パリを出て勉学の道を離れ、画家になることを決心したロートレックは、聖書や神話の歴史家を得意とする画家コルマンのモンマルトルの画塾に学びます。
身体的に成人と少し異なり、差別的な待遇を受けていたロートレックは、踊り子や娼婦の女性達に共鳴し、歓楽地のダンスホールやキャバレー、ナイトクラブに入りびたり、デカダンス(退廃的)な生活を送りました。
モンマルトルでロートレックは、ゴッホやエミール・ベルナールに出会っていますが、彼が惹かれたのは、当時流行していた印象主義や外光主義の絵画ではなく、人工的な光に照らされたドガが表現するような光景でした。
画家としてのデビューは、1889年の第5回アンデパンダン展ですが、ロートレックを有名にした作品は、1891年の初の石版画『ムーラン・ルージュのラ・グーリュ』というポスターです。
「ムーラン・ルージュのラ・グーリュ」は、ロートレックがお酒を飲みながら戯れにテーブルクロスに描いたデッサン画がもとになったといいますが、この作品は、日本の浮世絵の影響を受けており、大胆な構図や明確な形象、コントラストの効いた色彩、文字デザインの面白さなどにより、ポスターを芸術の域にまで高めた美術史上に特筆されるロートレックの最高作のひとつと称えられています。
このロートレックのポスター作品の大ヒットにより、客がムーラン・ルージュに殺到し、ロートレックにもポスターの注文が相次ぎ、夜の世界を謳歌する人々や、そこで働く女達を描いた作品を中心に絵画・素描・ポスターを制作ようになりました。

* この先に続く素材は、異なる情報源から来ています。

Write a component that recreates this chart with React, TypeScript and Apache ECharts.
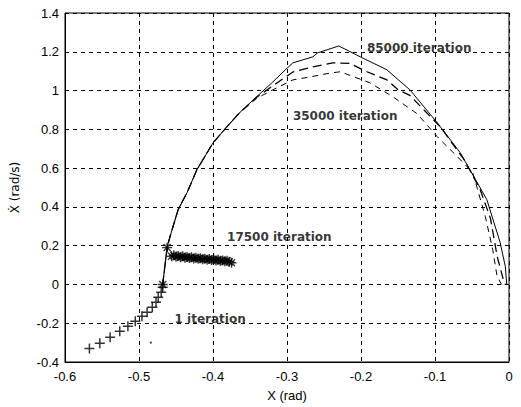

重度のアルコール依存症となっていたロートレックは、のちにアルコール中毒の発作を起こして強制的に3ヵ月間入院し、退院後も飲酒を止められず、1901年には片足が麻痺、さらに同年脳出血を起こして死去しますが、ポスターを芸術の域にまで高めた功績は大きく、ロートレックは「プティ・トム(小さき男)、グラン・タルティスト(偉大なる芸術家)」と形容されています。
ロートレックの代表作
ムーラン・ルージュのラ・グーリュ
ムーラン・ルージュにて
洗濯女
ムーラン・ド・ラ・ギャレットにて
踊るジャンヌ・アヴリル
ジャルダン・ド・パリのジャンヌ・アヴリル 等
ロートレックの特徴
美術評論家によるロートレック作品の特徴は以下の通りです。
・役者絵…日本の浮世絵の「役者絵」に相当する、当時人気の歌手やダンサーなどを描き、浮世絵の構図のような横顔のクローズアップや、スター性を強調するために大胆なコントラストで、注目を集めるよう描かれています。
・躍動感…ロートレックは、カンカン踊りや大開脚といたダンサーや歌手の踊りや姿態の動きを躍動感あふれる素早いタッチで表現し、ポスターに新機軸をもたらしました。
・大胆な構図…従来のポスターの左右対称という構図という概念を打ち破り、葛飾北斎や安藤広重のとった構図のような左右非対称の構図や部分の拡大など主題を印象づける技法をとりました。
・輪郭・黒い影…浮世絵の影響を受けたロートレックの作品は平面的ですが、描く人物を輪郭線でくくり、オレンジや黒といった明確なコントラストで仕上げ、彼独自の新しい手法により表現されています。 また、江戸時代幕末期の浮世絵師・月岡芳年の浮世絵にみられるような黒い影の技法が「ムーラン・ルージュのラ・グーリュ」にみられます。
「ムーラン・ルージュのラ・グーリュ」のラ・グーリュは女性ダンサーの名ですが、ラ・グーリュと男性ダンサーの輪郭を明確に描き、後ろのその他大勢を黒の影で表現しています。